After some further reading last night I decided that there was no danger of breaking the code in the polyline seriese and I updated to the new release with no problems.  I haven’t had a chance to do much with it yet, but the one thing I can say is that building an F# project is much faster.  My suggestion is to update just as fast as you can.

Part I
Part II
Part III
Part IV
Part V
Part VI

In Part I we ended up with a small module containing functions that allowed a user to select polylines and print the sum of the lengths of those polylines to the command line.  In the workhorse function, GetTotalPolylineLength, we took a good look at a tail recursive loop and how to use an accumulator in a recursive loop.  Then we marveled at how good the F# compiler was at inferring type data.

In this second part we’re going to clean up the code a bit, introduce another F# data structure, the tuple, and see how all that magical and marvelous type inference is more than just hype and how it can save time when developing and modifying code.

The first thing is to clean up are those mutable identifiers, activeDoc and currentEditor.  I replaced them with a pair of functions and replaced all calls to activeDoc and currentEditor with GetActiveDoc() and GetCurrentEditor().  This is a much safer practice and in the future I promise to try to stay away from mutable variables as much as possible.  Another benefit is that these library type functions can be placed in a module and reused.  For the purpose of this blog post however, I’m going to leave them where they are.

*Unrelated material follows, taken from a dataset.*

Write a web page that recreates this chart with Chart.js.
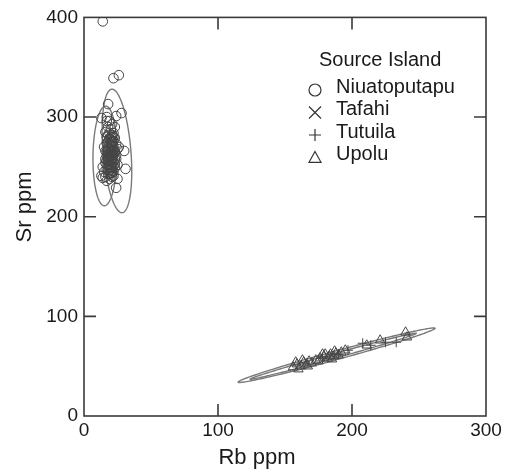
<!DOCTYPE html>
<html>
<head>
<meta charset="utf-8">
<script src="https://cdn.jsdelivr.net/npm/chart.js@4.4.1/dist/chart.umd.min.js"></script>
<style>
  html, body { margin: 0; padding: 0; background: #fff; }
  #wrap { width: 511px; height: 472px; }
</style>
</head>
<body>
<div id="wrap"><canvas id="chart"></canvas></div>
<script>
// --- data (Rb ppm, Sr ppm) ---
var niuaRb = [14, 22, 26, 28, 18, 13, 17, 24, 30, 31, 13, 24, 25,
  16, 18, 20, 22, 19, 21, 23, 17, 15, 18, 20, 22, 24, 16, 19, 21, 23, 25, 17, 20, 22, 18, 21, 24,
  16, 19, 22, 17, 20, 23, 15, 18, 21, 16, 19, 22, 14, 17, 20, 18, 21, 19, 17, 23, 20, 19, 21, 18,
  23, 20, 22, 19, 24, 16, 20, 25, 14, 26, 17,
  18, 20, 21, 19, 22, 20, 18, 21, 19, 20, 22, 18, 21, 19, 20, 23, 17, 21, 19, 20, 22, 18, 20, 21,
  19, 17, 22, 20, 18, 21, 23, 19, 20, 18, 22, 21, 19, 20, 17, 21];
var niuaSr = [396, 339, 342, 304, 313, 299, 296, 301, 266, 248, 241, 229, 238,
  285, 282, 288, 284, 278, 276, 279, 274, 270, 270, 272, 270, 273, 266, 265, 267, 264, 268, 261, 260, 262, 257, 256, 258,
  254, 252, 251, 248, 247, 249, 245, 243, 244, 240, 238, 241, 239, 236, 280, 290, 293, 296, 300, 290, 252, 262, 262, 266,
  258, 268, 276, 284, 262, 258, 244, 252, 250, 270, 280,
  268, 265, 259, 255, 265, 275, 262, 271, 249, 257, 280, 252, 246, 268, 263, 253, 257, 282, 278, 250, 267, 247, 258, 262,
  273, 265, 255, 270, 260, 250, 266, 243, 255, 275, 245, 274, 260, 277, 252, 240];

var tafahiRb = [19, 21, 23];
var tafahiSr = [256, 270, 246];

var tutuilaRb = [208, 233, 197, 214, 225, 190, 178];
var tutuilaSr = [73, 74, 66, 71, 74, 62, 58];

var upoluRb = [156, 159, 162, 164, 166, 168, 160, 170, 176, 179, 182, 184, 186, 188, 190, 192, 180, 185, 173,
  240, 241, 221, 211, 195, 163, 175, 158, 167, 178, 183, 187];
var upoluSr = [49, 52, 50, 54, 52, 55, 47, 53, 58, 60, 58, 62, 60, 63, 61, 64, 62, 57, 56,
  84, 79, 76, 71, 66, 56, 55, 54, 50, 62, 60, 65];

// confidence ellipses: centre and two conjugate semi-axes, in data units
var ellCx = [24.6, 15.7, 188.5, 186];
var ellCy = [266, 261, 61, 60];
var ellUx = [-3.7, 0.5, 73.5, 62];
var ellUy = [62, 50, 27, 23];
var ellVx = [10.4, 9, 0, 0];
var ellVy = [0, 0, 4.5, 2.5];

var xTicks = [0, 100, 200, 300];
var yTicks = [0, 100, 200, 300, 400];
var legendNames = ['Niuatoputapu', 'Tafahi', 'Tutuila', 'Upolu'];
var legendMarks = ['circle', 'cross', 'plus', 'triangle'];

var FONT = '"Liberation Sans", Arial, sans-serif';
var INK = '#1a1a1a';
var MARK = '#454545';
var FRAME = '#3a3a3a';

function pts(xs, ys) {
  return xs.map(function(x, i) { return { x: x, y: ys[i] }; });
}

// ellipses, under the markers
var ellipsePlugin = {
  id: 'ellipses',
  beforeDatasetsDraw: function(chart) {
    var ctx = chart.ctx, sx = chart.scales.x, sy = chart.scales.y;
    ctx.save();
    ctx.strokeStyle = '#7a7a7a';
    ctx.lineWidth = 1.4;
    for (var e = 0; e < ellCx.length; e++) {
      ctx.beginPath();
      for (var k = 0; k <= 180; k++) {
        var t = k / 180 * Math.PI * 2;
        var dx = ellCx[e] + ellUx[e] * Math.cos(t) + ellVx[e] * Math.sin(t);
        var dy = ellCy[e] + ellUy[e] * Math.cos(t) + ellVy[e] * Math.sin(t);
        var px = sx.getPixelForValue(dx), py = sy.getPixelForValue(dy);
        if (k === 0) ctx.moveTo(px, py); else ctx.lineTo(px, py);
      }
      ctx.closePath();
      ctx.stroke();
    }
    ctx.restore();
  }
};

function drawMark(ctx, kind, x, y, r) {
  ctx.beginPath();
  if (kind === 'circle') {
    ctx.arc(x, y, r, 0, Math.PI * 2);
  } else if (kind === 'cross') {
    ctx.moveTo(x - r, y - r); ctx.lineTo(x + r, y + r);
    ctx.moveTo(x + r, y - r); ctx.lineTo(x - r, y + r);
  } else if (kind === 'plus') {
    ctx.moveTo(x - r, y); ctx.lineTo(x + r, y);
    ctx.moveTo(x, y - r); ctx.lineTo(x, y + r);
  } else {
    ctx.moveTo(x, y - r); ctx.lineTo(x + r, y + r * 0.8); ctx.lineTo(x - r, y + r * 0.8); ctx.closePath();
  }
  ctx.stroke();
}

// box, inward ticks on four sides, axis titles, legend
var framePlugin = {
  id: 'frame',
  afterDraw: function(chart) {
    var ctx = chart.ctx, a = chart.chartArea, sx = chart.scales.x, sy = chart.scales.y;
    ctx.save();
    ctx.strokeStyle = FRAME;
    ctx.lineWidth = 1.6;
    ctx.strokeRect(a.left, a.top, a.right - a.left, a.bottom - a.top);
    ctx.beginPath();
    xTicks.slice(1, -1).forEach(function(v) {
      var px = sx.getPixelForValue(v);
      ctx.moveTo(px, a.bottom); ctx.lineTo(px, a.bottom - 12);
      ctx.moveTo(px, a.top); ctx.lineTo(px, a.top + 12);
    });
    yTicks.slice(1, -1).forEach(function(v) {
      var py = sy.getPixelForValue(v);
      ctx.moveTo(a.left, py); ctx.lineTo(a.left + 12, py);
      ctx.moveTo(a.right, py); ctx.lineTo(a.right - 12, py);
    });
    ctx.stroke();

    ctx.fillStyle = INK;
    ctx.font = '22px ' + FONT;
    ctx.textAlign = 'center';
    ctx.textBaseline = 'middle';
    ctx.fillText('Rb ppm', 257, 458);
    ctx.save();
    ctx.translate(25, 207);
    ctx.rotate(-Math.PI / 2);
    ctx.fillText('Sr ppm', 0, 0);
    ctx.restore();

    ctx.textAlign = 'left';
    ctx.font = '20px ' + FONT;
    ctx.fillText('Source Island', 319, 60);
    ctx.strokeStyle = '#333';
    ctx.lineWidth = 1.2;
    legendNames.forEach(function(name, i) {
      var cy = 87 + i * 22.5;
      ctx.fillText(name, 336, cy);
      drawMark(ctx, legendMarks[i], 315, cy + 3, 6);
    });
    ctx.restore();
  }
};

var markerBase = {
  backgroundColor: 'rgba(0,0,0,0)',
  borderColor: MARK,
  borderWidth: 1,
  pointHoverRadius: 0
};

new Chart(document.getElementById('chart'), {
  type: 'scatter',
  data: {
    datasets: [
      Object.assign({ label: legendNames[0], data: pts(niuaRb, niuaSr), pointStyle: 'circle', pointRadius: 4.8 }, markerBase),
      Object.assign({ label: legendNames[1], data: pts(tafahiRb, tafahiSr), pointStyle: 'crossRot', pointRadius: 5 }, markerBase),
      Object.assign({ label: legendNames[2], data: pts(tutuilaRb, tutuilaSr), pointStyle: 'cross', pointRadius: 5 }, markerBase),
      Object.assign({ label: legendNames[3], data: pts(upoluRb, upoluSr), pointStyle: 'triangle', pointRadius: 5.5 }, markerBase)
    ]
  },
  options: {
    responsive: true,
    maintainAspectRatio: false,
    animation: false,
    events: [],
    layout: { padding: { left: 0, right: 25, top: 16, bottom: 0 } },
    plugins: { legend: { display: false }, tooltip: { enabled: false } },
    scales: {
      x: {
        type: 'linear', min: 0, max: 300,
        afterBuildTicks: function(s) { s.ticks = xTicks.map(function(v) { return { value: v }; }); },
        afterFit: function(s) { s.height = 56; },
        grid: { display: false, drawTicks: false },
        border: { display: false },
        ticks: { color: INK, font: { family: FONT, size: 19 }, padding: 3, maxRotation: 0 }
      },
      y: {
        type: 'linear', min: 0, max: 400,
        afterBuildTicks: function(s) { s.ticks = yTicks.map(function(v) { return { value: v }; }); },
        afterFit: function(s) { s.width = 84; },
        grid: { display: false, drawTicks: false },
        border: { display: false },
        ticks: { color: INK, font: { family: FONT, size: 19 }, padding: 6 }
      }
    }
  },
  plugins: [ellipsePlugin, framePlugin]
});
</script>
</body>
</html>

   1: //Declare some shared variables for the functions in the module

   2: //let mutable activeDoc = Application.DocumentManager.MdiActiveDocument

   3: //let mutable currentEditor = activeDoc.Editor

   4:  

   5: let GetActiveDoc () =

   6:   Application.DocumentManager.MdiActiveDocument

   7:   

   8: let GetCurrentEditor () =

   9:   GetActiveDoc().Editor

The next thing is to modify the GetTotalPolylineLength function to return the sum of the areas as well as the lengths.  I avoided this at first because I wasn’t sure how to return both pieces of data from one function.  I found one very easy way to do it with a tuple.  A tuple is simply an ordered list of values.  But unlike F# lists, the values in a tuple do not have to be the same type.

Here is an update to the GetTotalPolylineLength function.  I renamed it to better reflect its purpose.  I then modified the loop to accept and return a tuple with two values, totalLength and totalArea.  You declare a tuple by simply placing identifiers, or actual values, in parentheses with each value separated by a comma.  This is where things get interesting.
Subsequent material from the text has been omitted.